I have to admit when I read about how Western culture didn't value Chinese art, I sensed some of the..tension and problem that will always exist in figure skating for me. Even this year, one of my friends said about the French ice dancers that their free dance might be "too French" but it seems like artists should be able to express the fulness of who they are.

Anyway! Goodwin describes how things unfolded at the infamous Olympics, including some of the past problems with the judging. At a previous World Championships, for example, the judges cheating was caught on tape and nothing was done about it! The direct victims? Shen and Zhao. So you can imagine how unimpressed they were with the ruckus surrounding what happened in Salt Lake City. What was really sad to me about this section is that Goodwin clearly believes if Canada had pressed harder, the ISU would have to have been investigated. But Canada settled for a second gold medal and all the problems with the ISU and judging and remained. (there was also some craaaazy stuff like about a gangster involved that the FBI was investigating and everything!)

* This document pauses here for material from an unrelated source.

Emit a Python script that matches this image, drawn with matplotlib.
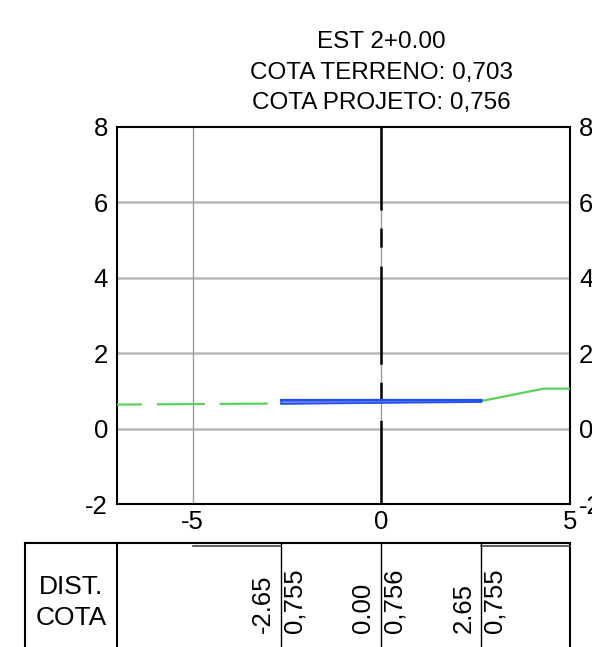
import matplotlib
matplotlib.use("Agg")
import matplotlib.pyplot as plt
from matplotlib import transforms

plt.rcParams['font.family'] = ['Liberation Sans', 'DejaVu Sans']
plt.rcParams['lines.scale_dashes'] = False
plt.rcParams['axes.unicode_minus'] = False

# section data
station_title = "EST 2+0.00"
cota_terreno = "0,703"
cota_projeto = "0,756"

terrain_x = [-7.0, -2.65, 0.0, 2.65, 4.3, 5.0]
terrain_y = [0.637, 0.666, 0.703, 0.730, 1.06, 1.06]

project_x = [-2.65, 0.0, 2.65]
project_top = [0.755, 0.756, 0.755]
project_bottom = [0.655, 0.680, 0.705]

dist_labels = ["-2.65", "0.00", "2.65"]
cota_labels = ["0,755", "0,756", "0,755"]

x_ticks = [-5, 0, 5]
y_ticks = [-2, 0, 2, 4, 6, 8]

W, H = 592, 647
fig = plt.figure(figsize=(W / 100, H / 100), dpi=100)
ax = fig.add_axes([117 / W, (H - 504) / H, 453 / W, 377 / H])
ax.set_xlim(-7, 5)
ax.set_ylim(-2, 8)
ax.set_xticks(x_ticks)
ax.set_yticks(y_ticks)
ax.tick_params(length=0, labelsize=18.5, labelright=True)
ax.tick_params(axis="y", pad=6.5)
ax.tick_params(axis="x", pad=4)
for s in ax.spines.values():
    s.set_linewidth(1.5)
    s.set_color("black")

# grid
for y in y_ticks[1:-1]:
    ax.axhline(y, color="#b8b8b8", lw=1.8, zorder=1)
for x in x_ticks[:-1]:
    ax.axvline(x, color="#9c9c9c", lw=1.0, zorder=1)

# center line (long-short dash)
ax.plot([0, 0], [8, -2], color="black", lw=1.8, zorder=2,
        linestyle=(10.8, (70.6, 13.0, 13.7, 13.7)))

# terrain: dashed on the left, solid on the right
green = "#5ccf5c"
ax.plot(terrain_x[:2], terrain_y[:2], color=green, lw=1.6, zorder=3,
        linestyle=(16.6, (34.5, 10.8)))
ax.plot(terrain_x[1:], terrain_y[1:], color=green, lw=1.6, zorder=3)

# project platform
poly_x = project_x + project_x[::-1]
poly_y = project_top + project_bottom[::-1]
ax.fill(poly_x, poly_y, facecolor="#7f88e8", edgecolor="#1f4ef2", lw=1.2, zorder=4)
ax.plot(project_x, project_top, color="#1f4ef2", lw=1.8, zorder=5)

# titles above the axes
tr = transforms.blended_transform_factory(ax.transData, fig.transFigure)
for i, line in enumerate([station_title, f"COTA TERRENO: {cota_terreno}",
                          f"COTA PROJETO: {cota_projeto}"]):
    fig.text(0, (H - (42 + 30.5 * i)) / H, line, transform=tr,
             ha="center", va="center", fontsize=17.5)

# table below
top = (H - 543) / H
fig.add_artist(plt.Line2D([25 / W, 570 / W], [top, top], color="black", lw=1.5,
                          transform=fig.transFigure))
for xp in [25, 117, 570]:
    fig.add_artist(plt.Line2D([xp / W, xp / W], [top, 0], color="black", lw=1.5,
                              transform=fig.transFigure))
for x in project_x:
    fig.add_artist(plt.Line2D([x, x], [top, 0], color="black", lw=1.0, transform=tr))
for xs in [(-5, -2.65), (2.65, 5)]:
    fig.add_artist(plt.Line2D(list(xs), [(H - 545.5) / H] * 2, color="#444444", lw=1.2,
                              transform=tr))

fig.text(71 / W, (H - 587) / H, "DIST.", ha="center", va="center", fontsize=19)
fig.text(71 / W, (H - 618) / H, "COTA", ha="center", va="center", fontsize=19)

ybot = (H - 633) / H
off_l = transforms.ScaledTranslation(-0.18, 0, fig.dpi_scale_trans)
off_r = transforms.ScaledTranslation(0.135, 0, fig.dpi_scale_trans)
for x, d, c in zip(project_x, dist_labels, cota_labels):
    fig.text(x, ybot, d, transform=tr + off_l, rotation=90, ha="center", va="bottom",
             fontsize=18.5)
    fig.text(x, ybot, c, transform=tr + off_r, rotation=90, ha="center", va="bottom",
             fontsize=18.5)

fig.savefig("out.png", dpi=100)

Basically, The Second Mark is an excellent book about the meeting of different cultures around sport, about the strength and courage of athletes, and it really just sums up all the things that I love and hate about figure skating. Figure skating can be so beautiful and such a triumph of the human spirit (the epilogue made me cry) but its system is so small and corrupt. And..not easily fixed? Like after Adelina's win in Russia, there was lots of statements about the judging panel, but it's almost impossible to have judging panels that aren't biased because the world is just SO SMALL.

Still, it would be nice if they'd try! I feel like the sport is dying more and more because it's small and insular and uninterested in engaging with the general public.

Anyway! Highly, highly recommended! I bought a used copy for myself.